=== SUPPLIED MATERIAL ===

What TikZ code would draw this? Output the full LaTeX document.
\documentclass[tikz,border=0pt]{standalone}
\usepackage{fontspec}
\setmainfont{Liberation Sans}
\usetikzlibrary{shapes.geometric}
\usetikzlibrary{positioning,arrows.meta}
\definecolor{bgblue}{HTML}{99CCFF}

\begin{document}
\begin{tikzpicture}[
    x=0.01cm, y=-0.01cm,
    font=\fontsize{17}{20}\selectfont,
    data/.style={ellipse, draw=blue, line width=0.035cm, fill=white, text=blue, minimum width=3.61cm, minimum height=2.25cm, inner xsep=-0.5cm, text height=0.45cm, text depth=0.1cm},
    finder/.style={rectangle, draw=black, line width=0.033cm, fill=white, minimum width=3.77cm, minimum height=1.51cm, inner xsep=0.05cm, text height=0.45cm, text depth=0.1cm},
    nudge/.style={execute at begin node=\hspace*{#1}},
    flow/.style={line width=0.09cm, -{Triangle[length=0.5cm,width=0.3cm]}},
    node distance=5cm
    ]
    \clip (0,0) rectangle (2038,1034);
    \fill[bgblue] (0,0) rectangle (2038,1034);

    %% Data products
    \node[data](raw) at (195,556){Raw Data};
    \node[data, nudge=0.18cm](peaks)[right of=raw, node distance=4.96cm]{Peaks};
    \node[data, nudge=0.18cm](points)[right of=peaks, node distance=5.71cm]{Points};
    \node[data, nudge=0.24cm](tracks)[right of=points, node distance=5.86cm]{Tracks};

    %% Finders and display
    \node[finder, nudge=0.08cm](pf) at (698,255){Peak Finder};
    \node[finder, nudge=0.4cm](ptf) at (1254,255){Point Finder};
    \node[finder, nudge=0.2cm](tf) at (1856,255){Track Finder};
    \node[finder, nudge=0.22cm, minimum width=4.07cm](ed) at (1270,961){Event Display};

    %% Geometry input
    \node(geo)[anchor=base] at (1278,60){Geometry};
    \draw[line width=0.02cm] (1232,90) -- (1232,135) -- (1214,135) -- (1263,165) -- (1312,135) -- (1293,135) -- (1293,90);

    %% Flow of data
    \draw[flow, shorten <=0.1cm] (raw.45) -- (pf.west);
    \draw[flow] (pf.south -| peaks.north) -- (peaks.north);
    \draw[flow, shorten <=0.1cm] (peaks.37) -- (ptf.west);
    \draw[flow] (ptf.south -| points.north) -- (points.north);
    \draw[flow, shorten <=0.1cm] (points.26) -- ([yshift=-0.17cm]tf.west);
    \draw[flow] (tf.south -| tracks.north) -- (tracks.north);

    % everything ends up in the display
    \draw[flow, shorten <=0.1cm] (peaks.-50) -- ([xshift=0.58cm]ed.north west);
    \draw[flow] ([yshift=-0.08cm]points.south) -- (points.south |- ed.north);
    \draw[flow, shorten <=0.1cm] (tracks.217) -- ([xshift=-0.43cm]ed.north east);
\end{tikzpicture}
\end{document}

===
=== SUPPLIED MATERIAL ===

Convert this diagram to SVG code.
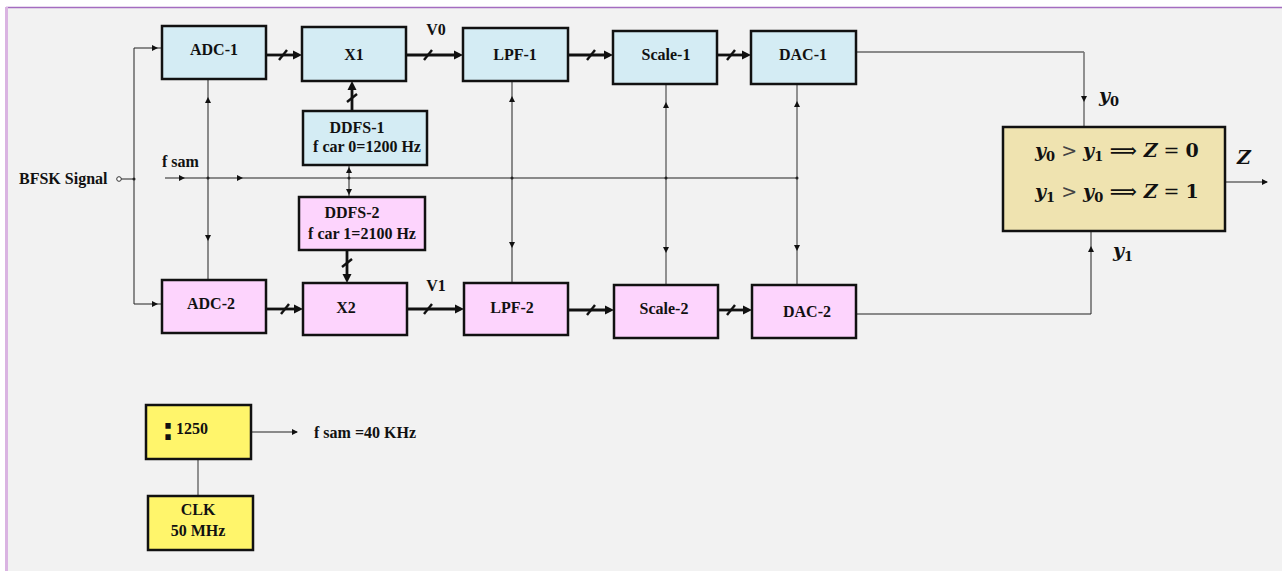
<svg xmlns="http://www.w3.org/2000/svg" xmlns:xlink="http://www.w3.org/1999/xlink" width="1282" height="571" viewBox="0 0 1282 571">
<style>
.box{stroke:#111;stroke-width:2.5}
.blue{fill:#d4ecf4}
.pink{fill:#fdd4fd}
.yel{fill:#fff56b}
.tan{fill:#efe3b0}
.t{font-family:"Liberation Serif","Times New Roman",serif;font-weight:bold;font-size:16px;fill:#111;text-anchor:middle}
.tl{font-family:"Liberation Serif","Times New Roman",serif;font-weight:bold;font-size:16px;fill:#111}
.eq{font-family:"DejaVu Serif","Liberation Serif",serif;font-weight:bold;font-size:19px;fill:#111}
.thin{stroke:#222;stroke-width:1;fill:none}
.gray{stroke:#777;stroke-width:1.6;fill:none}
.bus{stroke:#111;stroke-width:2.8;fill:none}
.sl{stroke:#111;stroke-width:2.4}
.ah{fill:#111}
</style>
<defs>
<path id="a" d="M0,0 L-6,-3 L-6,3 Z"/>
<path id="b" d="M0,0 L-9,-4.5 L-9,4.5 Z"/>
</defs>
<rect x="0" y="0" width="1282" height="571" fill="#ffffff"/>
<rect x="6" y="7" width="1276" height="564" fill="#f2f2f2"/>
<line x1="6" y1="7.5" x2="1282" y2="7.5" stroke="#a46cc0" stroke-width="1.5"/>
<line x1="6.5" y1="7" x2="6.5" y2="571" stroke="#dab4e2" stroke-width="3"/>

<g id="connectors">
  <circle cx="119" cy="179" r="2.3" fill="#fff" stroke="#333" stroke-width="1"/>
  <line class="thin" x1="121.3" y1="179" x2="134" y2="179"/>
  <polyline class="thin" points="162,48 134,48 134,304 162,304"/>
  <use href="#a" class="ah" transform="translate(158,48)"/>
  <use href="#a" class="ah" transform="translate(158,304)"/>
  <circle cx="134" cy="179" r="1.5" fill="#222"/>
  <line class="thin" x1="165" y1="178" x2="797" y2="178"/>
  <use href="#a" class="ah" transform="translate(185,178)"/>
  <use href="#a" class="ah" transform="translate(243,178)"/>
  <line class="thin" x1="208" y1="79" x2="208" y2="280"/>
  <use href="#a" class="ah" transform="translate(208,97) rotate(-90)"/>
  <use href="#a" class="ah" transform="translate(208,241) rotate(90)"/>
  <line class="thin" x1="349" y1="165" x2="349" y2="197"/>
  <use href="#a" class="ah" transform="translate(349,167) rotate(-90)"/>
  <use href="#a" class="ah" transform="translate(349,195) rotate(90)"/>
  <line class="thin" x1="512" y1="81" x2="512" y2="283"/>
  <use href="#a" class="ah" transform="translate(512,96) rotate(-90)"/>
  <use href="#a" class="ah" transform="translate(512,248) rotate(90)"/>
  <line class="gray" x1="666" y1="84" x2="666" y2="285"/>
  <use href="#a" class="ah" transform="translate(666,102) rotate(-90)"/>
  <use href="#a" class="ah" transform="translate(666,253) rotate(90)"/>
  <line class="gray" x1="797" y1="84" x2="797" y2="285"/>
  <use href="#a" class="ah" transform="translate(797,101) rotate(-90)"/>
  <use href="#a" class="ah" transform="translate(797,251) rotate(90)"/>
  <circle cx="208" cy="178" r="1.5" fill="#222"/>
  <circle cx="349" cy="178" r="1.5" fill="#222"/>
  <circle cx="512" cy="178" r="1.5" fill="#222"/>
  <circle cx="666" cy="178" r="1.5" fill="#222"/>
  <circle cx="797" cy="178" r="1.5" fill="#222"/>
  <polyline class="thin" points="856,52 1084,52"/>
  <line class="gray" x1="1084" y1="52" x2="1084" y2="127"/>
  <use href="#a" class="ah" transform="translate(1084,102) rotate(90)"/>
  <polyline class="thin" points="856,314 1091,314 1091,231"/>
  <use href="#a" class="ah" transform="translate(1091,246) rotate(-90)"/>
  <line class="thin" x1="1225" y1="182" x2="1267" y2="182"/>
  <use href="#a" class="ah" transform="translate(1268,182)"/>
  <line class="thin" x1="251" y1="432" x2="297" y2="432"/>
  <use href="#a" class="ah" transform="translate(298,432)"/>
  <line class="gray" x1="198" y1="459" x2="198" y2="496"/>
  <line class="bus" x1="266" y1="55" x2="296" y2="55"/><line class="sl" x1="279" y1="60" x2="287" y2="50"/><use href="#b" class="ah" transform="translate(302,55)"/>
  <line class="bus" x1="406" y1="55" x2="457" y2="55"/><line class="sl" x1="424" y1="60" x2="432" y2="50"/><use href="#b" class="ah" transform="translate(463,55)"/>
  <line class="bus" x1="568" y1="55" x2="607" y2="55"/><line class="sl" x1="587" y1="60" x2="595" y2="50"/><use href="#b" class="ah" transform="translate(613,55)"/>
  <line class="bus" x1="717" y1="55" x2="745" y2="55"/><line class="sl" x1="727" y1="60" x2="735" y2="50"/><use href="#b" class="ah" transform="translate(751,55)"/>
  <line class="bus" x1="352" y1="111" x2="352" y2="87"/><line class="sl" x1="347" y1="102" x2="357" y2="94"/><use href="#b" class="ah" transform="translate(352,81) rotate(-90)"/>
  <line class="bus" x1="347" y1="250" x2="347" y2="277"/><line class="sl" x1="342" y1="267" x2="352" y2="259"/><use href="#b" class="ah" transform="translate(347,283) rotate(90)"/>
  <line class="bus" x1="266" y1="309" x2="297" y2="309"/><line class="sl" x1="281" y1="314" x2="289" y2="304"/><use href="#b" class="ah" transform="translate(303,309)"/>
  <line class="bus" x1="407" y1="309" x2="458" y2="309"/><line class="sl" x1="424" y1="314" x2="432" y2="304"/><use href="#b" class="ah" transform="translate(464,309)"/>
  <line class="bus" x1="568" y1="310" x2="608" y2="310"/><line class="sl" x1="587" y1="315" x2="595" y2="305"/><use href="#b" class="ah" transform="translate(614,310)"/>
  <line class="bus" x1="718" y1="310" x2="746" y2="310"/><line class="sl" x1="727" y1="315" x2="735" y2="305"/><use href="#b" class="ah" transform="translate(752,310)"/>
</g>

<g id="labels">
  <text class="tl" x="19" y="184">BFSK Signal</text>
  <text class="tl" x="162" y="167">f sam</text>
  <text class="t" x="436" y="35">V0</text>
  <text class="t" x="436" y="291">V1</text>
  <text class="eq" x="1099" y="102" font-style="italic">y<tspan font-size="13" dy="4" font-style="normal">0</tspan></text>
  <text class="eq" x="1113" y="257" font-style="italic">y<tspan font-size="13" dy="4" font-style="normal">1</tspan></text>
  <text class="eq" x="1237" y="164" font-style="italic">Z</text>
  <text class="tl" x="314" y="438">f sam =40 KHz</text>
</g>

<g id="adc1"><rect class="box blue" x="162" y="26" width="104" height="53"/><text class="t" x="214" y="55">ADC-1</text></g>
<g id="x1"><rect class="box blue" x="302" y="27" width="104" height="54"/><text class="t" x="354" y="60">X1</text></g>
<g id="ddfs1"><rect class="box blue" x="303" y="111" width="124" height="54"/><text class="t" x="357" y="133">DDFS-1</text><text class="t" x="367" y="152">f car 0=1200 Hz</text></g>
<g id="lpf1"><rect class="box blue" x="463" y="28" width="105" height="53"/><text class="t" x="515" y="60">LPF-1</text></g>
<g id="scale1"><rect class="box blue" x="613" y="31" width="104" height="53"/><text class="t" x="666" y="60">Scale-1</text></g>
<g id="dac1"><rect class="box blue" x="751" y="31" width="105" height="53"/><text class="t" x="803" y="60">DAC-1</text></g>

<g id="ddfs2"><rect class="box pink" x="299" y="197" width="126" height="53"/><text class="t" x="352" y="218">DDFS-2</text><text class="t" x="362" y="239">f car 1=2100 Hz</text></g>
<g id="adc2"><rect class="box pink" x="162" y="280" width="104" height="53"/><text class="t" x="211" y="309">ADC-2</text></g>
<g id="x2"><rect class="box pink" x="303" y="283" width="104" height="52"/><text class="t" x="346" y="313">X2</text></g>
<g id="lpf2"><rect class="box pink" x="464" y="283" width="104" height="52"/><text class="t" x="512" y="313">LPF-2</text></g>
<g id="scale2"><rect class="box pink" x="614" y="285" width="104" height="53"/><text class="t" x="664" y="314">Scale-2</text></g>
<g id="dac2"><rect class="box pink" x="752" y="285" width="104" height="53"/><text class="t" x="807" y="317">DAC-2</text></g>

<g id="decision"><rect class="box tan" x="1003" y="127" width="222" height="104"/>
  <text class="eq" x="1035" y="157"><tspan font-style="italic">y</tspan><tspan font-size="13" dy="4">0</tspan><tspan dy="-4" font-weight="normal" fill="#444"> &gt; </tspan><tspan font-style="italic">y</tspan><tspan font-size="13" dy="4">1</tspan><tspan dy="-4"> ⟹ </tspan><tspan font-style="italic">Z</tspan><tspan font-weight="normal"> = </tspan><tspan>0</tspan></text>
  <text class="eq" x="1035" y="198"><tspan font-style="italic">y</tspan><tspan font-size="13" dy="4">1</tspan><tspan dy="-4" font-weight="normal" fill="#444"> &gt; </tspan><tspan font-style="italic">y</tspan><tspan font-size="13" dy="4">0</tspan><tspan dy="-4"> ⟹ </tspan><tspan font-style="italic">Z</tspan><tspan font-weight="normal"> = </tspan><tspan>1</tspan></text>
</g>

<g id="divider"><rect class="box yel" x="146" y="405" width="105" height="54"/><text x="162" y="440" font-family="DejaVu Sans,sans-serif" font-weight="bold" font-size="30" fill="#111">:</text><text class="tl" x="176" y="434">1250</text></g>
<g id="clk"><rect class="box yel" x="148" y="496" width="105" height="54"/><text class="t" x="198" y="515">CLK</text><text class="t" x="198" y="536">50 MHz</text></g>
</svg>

===

» **PROBLEM TO WORK ON**
In the records above, collect each line with "code".

» **FINAL RESULT**
What TikZ code would draw this? Output the full LaTeX document.
Convert this diagram to SVG code.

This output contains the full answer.